What you have to do
With pictures left out, extract every line between the start of the records below and the line holding "1.2099, 1.2112, 1.2125];", inclusive.

## Start Records shown

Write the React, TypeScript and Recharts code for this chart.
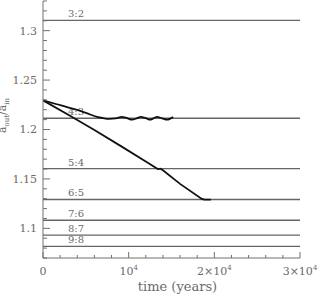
import { LineChart, Line, XAxis, YAxis, ReferenceLine } from "recharts";

// resonance locations (period ratio -> a_out/a_in)
const resonanceNames = ["3:2", "4:3", "5:4", "6:5", "7:6", "8:7", "9:8"];
const resonanceValues = [1.3104, 1.2114, 1.1604, 1.1292, 1.1082, 1.0931, 1.0817];

// run captured in 4:3
const upperTime = [0, 1500, 3000, 4500, 5500, 6300, 7000, 7700, 8500, 9200, 9800, 10400, 11000, 11400, 12000, 12500, 12900, 13300, 13900, 14500, 14900, 15200];
const upperRatio = [1.2295, 1.2258, 1.2222, 1.2183, 1.2152, 1.2128, 1.2116, 1.2108, 1.2112, 1.2127, 1.2115, 1.2099, 1.2115, 1.2127, 1.2115, 1.2099, 1.2113, 1.2127, 1.2113, 1.2099, 1.2112, 1.2125];

// run passing through 5:4 and captured in 6:5
const lowerTime = [0, 3000, 6000, 9000, 12000, 13400, 13700, 14000, 16000, 18500, 18800, 19600];
const lowerRatio = [1.2295, 1.2147, 1.1995, 1.1837, 1.1676, 1.16, 1.1604, 1.1587, 1.145, 1.13, 1.129, 1.129];

const xTicks = [0, 2000, 4000, 6000, 8000, 10000, 12000, 14000, 16000, 18000, 20000, 22000, 24000, 26000, 28000, 30000];
const yTicks = [1.07, 1.08, 1.09, 1.1, 1.11, 1.12, 1.13, 1.14, 1.15, 1.16, 1.17, 1.18, 1.19, 1.2, 1.21, 1.22, 1.23, 1.24, 1.25, 1.26, 1.27, 1.28, 1.29, 1.3, 1.31, 1.32, 1.33];

const upperData = upperTime.map((t, i) => ({ t, r: upperRatio[i] }));
const lowerData = lowerTime.map((t, i) => ({ t, r: lowerRatio[i] }));

const FONT = "'DejaVu Serif', serif";
const FRAME = "#707070";
const TEXT = "#6a6a6a";

const isMajorX = (v: number) => v % 10000 === 0;
const isMajorY = (v: number) => Math.round(v * 100) % 5 === 0;

function BottomTick({ x, y, payload }: any) {
  const v = payload.value;
  const major = isMajorX(v);
  let label: any = null;
  if (major) {
    const k = v / 10000;
    label = (
      <text x={x} y={y + 17} textAnchor="middle" fontFamily={FONT} fontSize={11} fill={TEXT}>
        {k === 0 ? "0" : k === 1 ? "10" : `${k}\u00d710`}
        {k > 0 && (
          <tspan dy={-5} fontSize={7}>
            4
          </tspan>
        )}
      </text>
    );
  }
  return (
    <g>
      <line x1={x} x2={x} y1={y} y2={y - (major ? 6 : 3)} stroke={FRAME} />
      {label}
    </g>
  );
}

function TopTick({ x, y, payload }: any) {
  const major = isMajorX(payload.value);
  return <line x1={x} x2={x} y1={y} y2={y + (major ? 6 : 3)} stroke={FRAME} />;
}

function LeftTick({ x, y, payload }: any) {
  const v = payload.value;
  const major = isMajorY(v);
  return (
    <g>
      <line x1={x} x2={x + (major ? 7 : 4)} y1={y} y2={y} stroke={FRAME} />
      {major && v < 1.33 && v > 1.07 && (
        <text x={x - 6} y={y} dy="0.35em" textAnchor="end" fontFamily={FONT} fontSize={11} fill={TEXT}>
          {String(Number(v.toFixed(2)))}
        </text>
      )}
    </g>
  );
}

function RightTick({ x, y, payload }: any) {
  const major = isMajorY(payload.value);
  return <line x1={x} x2={x - (major ? 7 : 4)} y1={y} y2={y} stroke={FRAME} />;
}

function YTitle({ viewBox }: any) {
  const cx = viewBox.x + 6;
  const cy = viewBox.y + viewBox.height / 2 - 14;
  return (
    <text x={cx} y={cy} transform={`rotate(-90 ${cx} ${cy})`} textAnchor="middle" fontFamily={FONT} fontSize={11} fill={TEXT}>
      a<tspan dy={3} fontSize={7}>out</tspan>
      <tspan dy={-3}>/a</tspan>
      <tspan dy={3} fontSize={7}>in</tspan>
    </text>
  );
}

function XTitle({ viewBox }: any) {
  return (
    <text x={viewBox.x + viewBox.width / 2 + 6} y={viewBox.y + 33} textAnchor="middle" fontFamily={FONT} fontSize={13} fill={TEXT}>
      time (years)
    </text>
  );
}

function ResonanceLabel(name: string) {
  return ({ viewBox }: any) => (
    <text x={viewBox.x + 25} y={viewBox.y - 3} fontFamily={FONT} fontSize={10} fill={TEXT}>
      {name}
    </text>
  );
}

export default function App() {
  return (
    <div style={{ position: "absolute", left: 0, top: 0, width: 319, height: 295, background: "#fff" }}>
      <LineChart width={319} height={295} margin={{ top: 1, right: 19, bottom: 0, left: 0 }}>
        <XAxis
          dataKey="t"
          type="number"
          domain={[0, 30000]}
          ticks={xTicks}
          interval={0}
          tickSize={0}
          tickMargin={0}
          height={37}
          stroke={FRAME}
          tick={<BottomTick />}
          label={<XTitle />}
          allowDataOverflow
        />
        <XAxis
          xAxisId="top"
          orientation="top"
          dataKey="t"
          type="number"
          domain={[0, 30000]}
          ticks={xTicks}
          interval={0}
          tickSize={0}
          tickMargin={0}
          height={0}
          stroke={FRAME}
          tick={<TopTick />}
          allowDataOverflow
        />
        <YAxis
          type="number"
          domain={[1.07, 1.33]}
          ticks={yTicks}
          interval={0}
          tickSize={0}
          tickMargin={0}
          width={43}
          stroke={FRAME}
          tick={<LeftTick />}
          label={<YTitle />}
          allowDataOverflow
        />
        <YAxis
          yAxisId="right"
          orientation="right"
          type="number"
          domain={[1.07, 1.33]}
          ticks={yTicks}
          interval={0}
          tickSize={0}
          tickMargin={0}
          width={0}
          stroke={FRAME}
          tick={<RightTick />}
          allowDataOverflow
        />
        {resonanceValues.map((v, i) => (
          <ReferenceLine key={resonanceNames[i]} y={v} stroke="#666" strokeWidth={1.3} label={ResonanceLabel(resonanceNames[i])} />
        ))}
        <Line data={upperData} dataKey="r" type="monotone" stroke="#111" strokeWidth={1.8} dot={false} isAnimationActive={false} />
        <Line data={lowerData} dataKey="r" type="linear" stroke="#111" strokeWidth={1.8} dot={false} isAnimationActive={false} />
      </LineChart>
    </div>
  );
}
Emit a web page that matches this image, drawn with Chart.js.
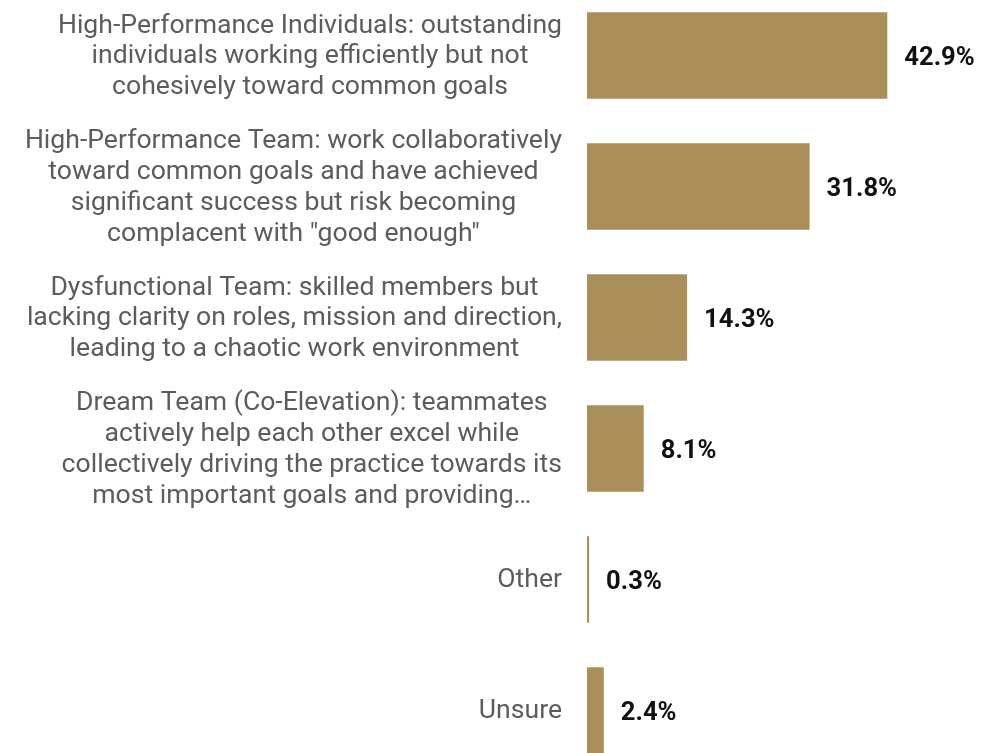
<!DOCTYPE html>
<html>
<head>
<meta charset="utf-8">
<script src="https://cdn.jsdelivr.net/npm/chart.js@4"></script>
<style>
  html, body { margin: 0; padding: 0; background: #fff; overflow: hidden; }
  #wrap { position: absolute; left: 0; top: -10px; width: 999px; height: 786px; }
</style>
</head>
<body>
<div id="wrap"><canvas id="teamChart"></canvas></div>
<script>
// answer categories, one array of lines per label
var categories = [
    ['High-Performance Individuals: outstanding', 'individuals working efficiently but not', 'cohesively toward common goals'],
    ['High-Performance Team: work collaboratively', 'toward common goals and have achieved', 'significant success but risk becoming', 'complacent with "good enough"'],
    ['Dysfunctional Team: skilled members but', 'lacking clarity on roles, mission and direction,', 'leading to a chaotic work environment'],
    ['Dream Team (Co-Elevation): teammates', 'actively help each other excel while', 'collectively driving the practice towards its', 'most important goals and providing\u2026'],
    ['Other'],
    ['Unsure']
]
var shares = [42.9, 31.8, 14.3, 8.1, 0.3, 2.4] // percent of respondents

var barColor = '#ab8f5a'
var labelRight = 562   // right edge of the category text
var axisLeft = 587     // where the bars start

// category text: each label centred on its own widest line
var categoryText = {
    id: 'categoryText',
    afterDraw: function (chart) {
        var ctx = chart.ctx
        var yScale = chart.scales.y
        ctx.save()
        ctx.font = '26.6px Roboto'
        ctx.fillStyle = '#5c5c5c'
        ctx.textAlign = 'center'
        ctx.textBaseline = 'alphabetic'
        var lineH = 30.8
        for (var i = 0; i < categories.length; i++) {
            var lines = categories[i]
            var widest = 0
            lines.forEach(function (l) { widest = Math.max(widest, ctx.measureText(l).width) })
            var cx = labelRight - widest / 2
            var cy = yScale.getPixelForTick(i)
            var top = cy + 7.8 - (lines.length - 1) * lineH / 2
            for (var j = 0; j < lines.length; j++) {
                ctx.fillText(lines[j], cx, top + j * lineH)
            }
        }
        ctx.restore()
    }
}

// bold percentage to the right of each bar
var valueText = {
    id: 'valueText',
    afterDatasetsDraw: function (chart) {
        var ctx = chart.ctx
        var meta = chart.getDatasetMeta(0)
        ctx.save()
        ctx.font = 'bold 25.6px Roboto'
        ctx.fillStyle = '#111'
        ctx.textAlign = 'left'
        ctx.textBaseline = 'alphabetic'
        meta.data.forEach(function (bar, i) {
            ctx.fillText(shares[i].toFixed(1) + '%', bar.x + 17, bar.y + 9.8)
        })
        ctx.restore()
    }
}

var chart = new Chart(document.getElementById('teamChart'), {
    type: 'bar',
    data: {
        labels: categories,
        datasets: [{
            data: shares,
            backgroundColor: barColor,
            borderWidth: 0,
            categoryPercentage: 1,
            barPercentage: 0.66
        }]
    },
    options: {
        indexAxis: 'y',
        responsive: true,
        maintainAspectRatio: false,
        animation: false,
        layout: { padding: { left: 0, right: 62, top: 0, bottom: 0 } },
        scales: {
            x: {
                display: false,
                min: 0,
                max: 50
            },
            y: {
                grid: { display: false },
                border: { display: false },
                ticks: { display: false },
                afterFit: function (scale) { scale.width = axisLeft }
            }
        },
        plugins: {
            legend: { display: false },
            tooltip: { enabled: false }
        }
    },
    plugins: [categoryText, valueText]
})
</script>
</body>
</html>
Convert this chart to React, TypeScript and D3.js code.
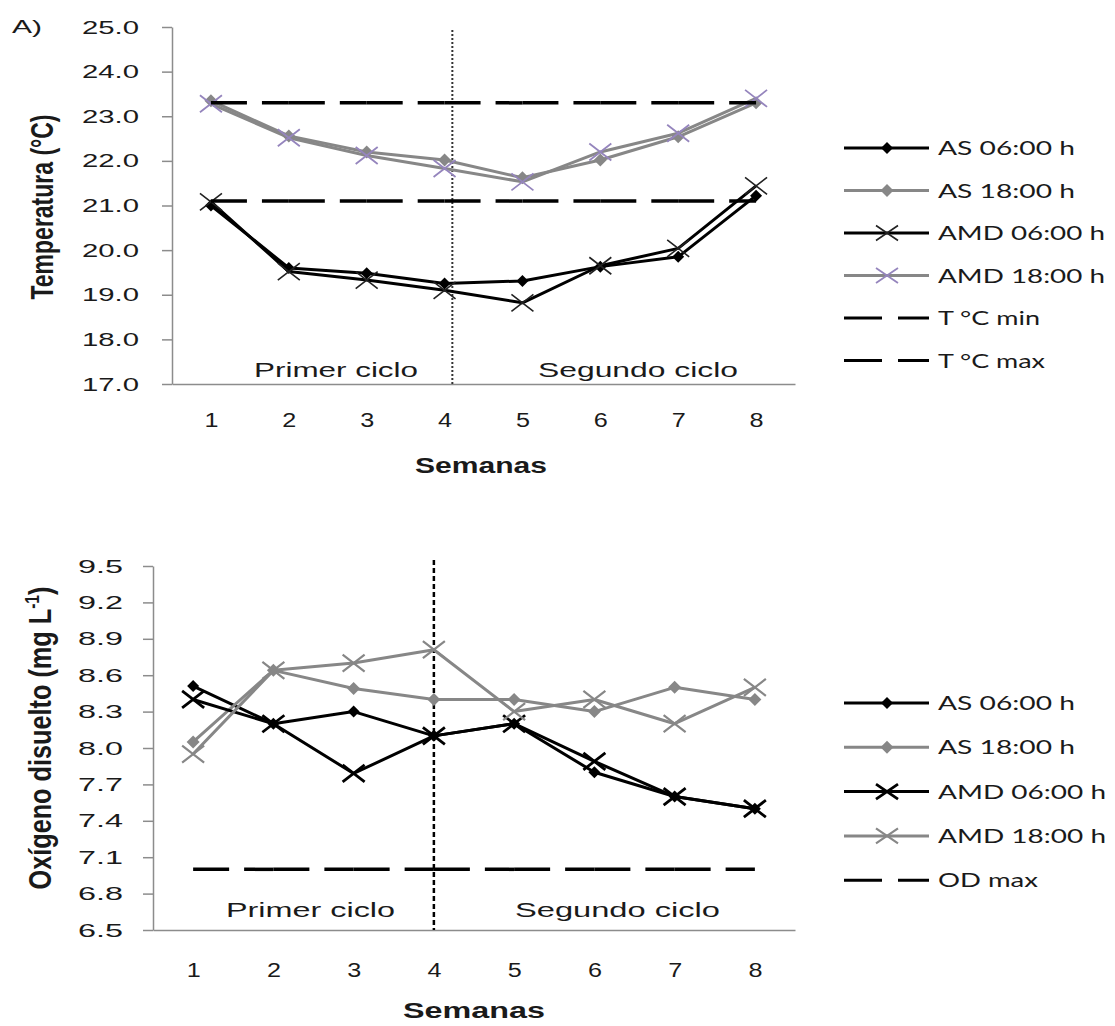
import { useEffect, useRef } from 'react';
import * as d3 from 'd3';

const weeks = ['1', '2', '3', '4', '5', '6', '7', '8'];

// A) temperatura
const tempTicks = [17, 18, 19, 20, 21, 22, 23, 24, 25];
const tempAS06 = [21.0, 19.6, 19.48, 19.25, 19.31, 19.63, 19.85, 21.22];
const tempAS18 = [23.35, 22.56, 22.2, 22.02, 21.62, 22.02, 22.54, 23.3];
const tempAMD06 = [21.08, 19.52, 19.33, 19.1, 18.82, 19.65, 20.04, 21.44];
const tempAMD18 = [23.28, 22.52, 22.12, 21.83, 21.53, 22.2, 22.62, 23.4];
const tempMin = [21.1, 21.1, 21.1, 21.1, 21.1, 21.1, 21.1, 21.1];
const tempMax = [23.3, 23.3, 23.3, 23.3, 23.3, 23.3, 23.3, 23.3];
const tempSeparator = 4.1;

// B) oxigeno disuelto
const oxyTicks = [6.5, 6.8, 7.1, 7.4, 7.7, 8.0, 8.3, 8.6, 8.9, 9.2, 9.5];
const oxyAS06 = [8.51, 8.2, 8.3, 8.1, 8.2, 7.8, 7.6, 7.5];
const oxyAS18 = [8.05, 8.64, 8.49, 8.4, 8.4, 8.3, 8.5, 8.4];
const oxyAMD06 = [8.4, 8.2, 7.79, 8.1, 8.2, 7.89, 7.6, 7.5];
const oxyAMD18 = [7.95, 8.64, 8.7, 8.81, 8.3, 8.4, 8.2, 8.5];
const odMax = [7.0, 7.0, 7.0, 7.0, 7.0, 7.0, 7.0, 7.0];
const oxySeparator = 4;

const legendTop = ['AS 06:00 h', 'AS 18:00 h', 'AMD 06:00 h', 'AMD 18:00 h', 'T °C min', 'T °C max'];
const legendBottom = ['AS 06:00 h', 'AS 18:00 h', 'AMD 06:00 h', 'AMD 18:00 h', 'OD max'];

const SANS = "'Liberation Sans', Arial, sans-serif";
const LEG = "Lato, 'Open Sans', sans-serif";
const GRAY = '#878787';
const AXIS = '#8c8c8c';
const PURPLE = '#9585bd';

const panels = [
    {
        left: 172, right: 795, top: 27, bottom: 384, domain: [17, 25], ticks: tempTicks, fmt: '.1f',
        tickGap: 33, tickLen: 57, xLabelDy: 43, sepPos: tempSeparator, sepTop: 30,
        sepStyle: { color: '#333', width: 2, dash: '2 2' },
        series: [
            { name: legendTop[0], values: tempAS06, stroke: '#000', marker: 'diamond', mColor: '#000', mSize: 6, mWidth: 0 },
            { name: legendTop[1], values: tempAS18, stroke: GRAY, marker: 'diamond', mColor: GRAY, mSize: 6.5, mWidth: 0 },
            { name: legendTop[2], values: tempAMD06, stroke: '#000', marker: 'cross', mColor: '#222', mSize: 0, mWidth: 1.6 },
            { name: legendTop[3], values: tempAMD18, stroke: GRAY, marker: 'cross', mColor: PURPLE, mSize: 0, mWidth: 1.8 },
        ],
        refs: [{ name: legendTop[4], values: tempMin }, { name: legendTop[5], values: tempMax }],
        legendY: 148, legendStep: 42.5, legendLens: [137, 137, 167, 167, 102, 107],
        cycles: [
            { text: 'Primer ciclo', x: 254, len: 164, y: 377 },
            { text: 'Segundo ciclo', x: 538, len: 200, y: 377 },
        ],
        title: { x: 53, cy: 207, len: 185 },
        xTitle: { cx: 481, y: 473, len: 132 },
    },
    {
        left: 153, right: 795, top: 566, bottom: 930, domain: [6.5, 9.5], ticks: oxyTicks, fmt: '.1f',
        tickGap: 30, tickLen: 45, xLabelDy: 47, sepPos: oxySeparator, sepTop: 560,
        sepStyle: { color: '#000', width: 2.5, dash: '5 3' },
        series: [
            { name: legendBottom[0], values: oxyAS06, stroke: '#000', marker: 'diamond', mColor: '#000', mSize: 6, mWidth: 0 },
            { name: legendBottom[1], values: oxyAS18, stroke: GRAY, marker: 'diamond', mColor: GRAY, mSize: 6.5, mWidth: 0 },
            { name: legendBottom[2], values: oxyAMD06, stroke: '#000', marker: 'cross', mColor: '#000', mSize: 0, mWidth: 2.8 },
            { name: legendBottom[3], values: oxyAMD18, stroke: GRAY, marker: 'cross', mColor: GRAY, mSize: 0, mWidth: 2.2 },
        ],
        refs: [{ name: legendBottom[4], values: odMax }],
        legendY: 703, legendStep: 44.3, legendLens: [137, 137, 168, 168, 100],
        cycles: [
            { text: 'Primer ciclo', x: 226, len: 169, y: 917 },
            { text: 'Segundo ciclo', x: 515, len: 205, y: 917 },
        ],
        title: { x: 51, cy: 738, len: 303 },
        xTitle: { cx: 474, y: 1018, len: 142 },
    },
];

const drawMarker = (g, s, cx, cy, legend) => {
    if (s.marker === 'diamond') {
        const r = s.mSize;
        g.append('path')
            .attr('d', `M${cx},${cy - r}L${cx + r},${cy}L${cx},${cy + r}L${cx - r},${cy}Z`)
            .attr('fill', s.mColor);
    } else {
        const w = 11;
        const h = legend ? 7.5 : 8.5;
        g.append('path')
            .attr('d', `M${cx - w},${cy - h}L${cx + w},${cy + h}M${cx - w},${cy + h}L${cx + w},${cy - h}`)
            .attr('stroke', s.mColor)
            .attr('stroke-width', s.mWidth)
            .attr('fill', 'none');
    }
};

const addText = (g, text, x, y, len, size, weight = 'normal', family = SANS) =>
    g.append('text')
        .attr('x', x)
        .attr('y', y)
        .attr('font-family', family)
        .attr('font-size', size)
        .attr('font-weight', weight)
        .attr('fill', '#1a1a1a')
        .attr('textLength', len)
        .attr('lengthAdjust', 'spacingAndGlyphs')
        .text(text);

const drawPanel = (svg, p) => {
    const x = d3.scalePoint().domain(weeks).range([p.left, p.right]).padding(0.5);
    const y = d3.scaleLinear().domain(p.domain).range([p.bottom, p.top]);
    const g = svg.append('g');

    const yAxis = g.append('g')
        .attr('transform', `translate(${p.left},0)`)
        .call(d3.axisLeft(y).tickValues(p.ticks).tickFormat(d3.format(p.fmt)).tickSize(10).tickSizeOuter(0));
    yAxis.select('.domain').attr('stroke', AXIS).attr('stroke-width', 1.5);
    yAxis.selectAll('.tick line').attr('stroke', AXIS).attr('stroke-width', 1.5);
    yAxis.selectAll('.tick text')
        .attr('x', -(p.tickGap + p.tickLen))
        .attr('text-anchor', 'start')
        .attr('font-size', 19)
        .attr('font-family', SANS)
        .attr('fill', '#1a1a1a')
        .attr('textLength', p.tickLen)
        .attr('lengthAdjust', 'spacingAndGlyphs');

    const xAxis = g.append('g')
        .attr('transform', `translate(0,${p.bottom})`)
        .call(d3.axisBottom(x).tickSize(0).tickSizeOuter(0));
    xAxis.select('.domain').attr('stroke', AXIS).attr('stroke-width', 1.5);
    xAxis.selectAll('.tick text')
        .attr('x', -7)
        .attr('y', p.xLabelDy)
        .attr('dy', 0)
        .attr('text-anchor', 'start')
        .attr('font-size', 20)
        .attr('font-family', SANS)
        .attr('fill', '#1a1a1a')
        .attr('textLength', 14)
        .attr('lengthAdjust', 'spacingAndGlyphs');

    // vertical separator between cycles
    const sx = x(weeks[0]) + (p.sepPos - 1) * x.step();
    g.append('line')
        .attr('x1', sx).attr('x2', sx)
        .attr('y1', p.sepTop).attr('y2', p.bottom)
        .attr('stroke', p.sepStyle.color)
        .attr('stroke-width', p.sepStyle.width)
        .attr('stroke-dasharray', p.sepStyle.dash);

    p.cycles.forEach(c => addText(g, c.text, c.x, c.y, c.len, 20));

    const line = d3.line().x((d, i) => x(weeks[i])).y(d => y(d));

    p.series.forEach(s => {
        g.append('path')
            .attr('d', line(s.values))
            .attr('fill', 'none')
            .attr('stroke', s.stroke)
            .attr('stroke-width', 3)
            .attr('stroke-linejoin', 'round');
        s.values.forEach((v, i) => drawMarker(g, s, x(weeks[i]), y(v), false));
    });

    // reference lines, dashed per segment like the spreadsheet does
    p.refs.forEach(r => {
        r.values.slice(1).forEach((v, i) => {
            g.append('line')
                .attr('x1', x(weeks[i])).attr('y1', y(r.values[i]))
                .attr('x2', x(weeks[i + 1])).attr('y2', y(v))
                .attr('stroke', '#000')
                .attr('stroke-width', 3.5)
                .attr('stroke-dasharray', '36 15');
        });
    });

    // legend
    const items = [...p.series, ...p.refs.map(r => ({ ...r, ref: true }))];
    items.forEach((s, i) => {
        const ly = p.legendY + i * p.legendStep;
        const lg = g.append('g');
        lg.append('line')
            .attr('x1', 844).attr('x2', 929)
            .attr('y1', ly).attr('y2', ly)
            .attr('stroke', s.ref ? '#000' : s.stroke)
            .attr('stroke-width', 3)
            .attr('stroke-dasharray', s.ref ? '38 16' : null);
        if (!s.ref) drawMarker(lg, s, 887, ly, true);
        addText(lg, s.name, 938, ly + 7, p.legendLens[i], 19, 'normal', LEG);
    });

    // axis titles
    const t = g.append('text')
        .attr('transform', `translate(${p.title.x},${p.title.cy}) scale(1.5,1) rotate(-90)`)
        .attr('x', -p.title.len / 2)
        .attr('y', 0)
        .attr('font-family', SANS)
        .attr('font-size', 21)
        .attr('font-weight', 'bold')
        .attr('fill', '#1a1a1a')
        .attr('textLength', p.title.len)
        .attr('lengthAdjust', 'spacingAndGlyphs');
    if (p === panels[0]) {
        t.text('Temperatura (°C)');
    } else {
        t.append('tspan').text('Oxígeno disuelto (mg L');
        t.append('tspan').attr('dy', -8).attr('font-size', 13).text('-1');
        t.append('tspan').attr('dy', 8).text(')');
    }

    addText(g, 'Semanas', p.xTitle.cx - p.xTitle.len / 2, p.xTitle.y, p.xTitle.len, 22, 'bold');
};

const App = () => {
    const ref = useRef(null);

    useEffect(() => {
        const svg = d3.select(ref.current);
        svg.selectAll('*').remove();
        svg.append('rect').attr('width', 1115).attr('height', 1026).attr('fill', '#fff');
        addText(svg, 'A)', 12, 33, 30, 19);
        panels.forEach(p => drawPanel(svg, p));
    }, []);

    return (
        <svg ref={ref} width={1115} height={1026}
            style={{ position: 'absolute', left: 0, top: 0, display: 'block' }}></svg>
    );
};

export default App;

## End Records shown

The result
Write the React, TypeScript and Recharts code for this chart.
import { LineChart, Line, XAxis, YAxis, ReferenceLine } from "recharts";

// resonance locations (period ratio -> a_out/a_in)
const resonanceNames = ["3:2", "4:3", "5:4", "6:5", "7:6", "8:7", "9:8"];
const resonanceValues = [1.3104, 1.2114, 1.1604, 1.1292, 1.1082, 1.0931, 1.0817];

// run captured in 4:3
const upperTime = [0, 1500, 3000, 4500, 5500, 6300, 7000, 7700, 8500, 9200, 9800, 10400, 11000, 11400, 12000, 12500, 12900, 13300, 13900, 14500, 14900, 15200];
const upperRatio = [1.2295, 1.2258, 1.2222, 1.2183, 1.2152, 1.2128, 1.2116, 1.2108, 1.2112, 1.2127, 1.2115, 1.2099, 1.2115, 1.2127, 1.2115, 1.2099, 1.2113, 1.2127, 1.2113, 1.2099, 1.2112, 1.2125];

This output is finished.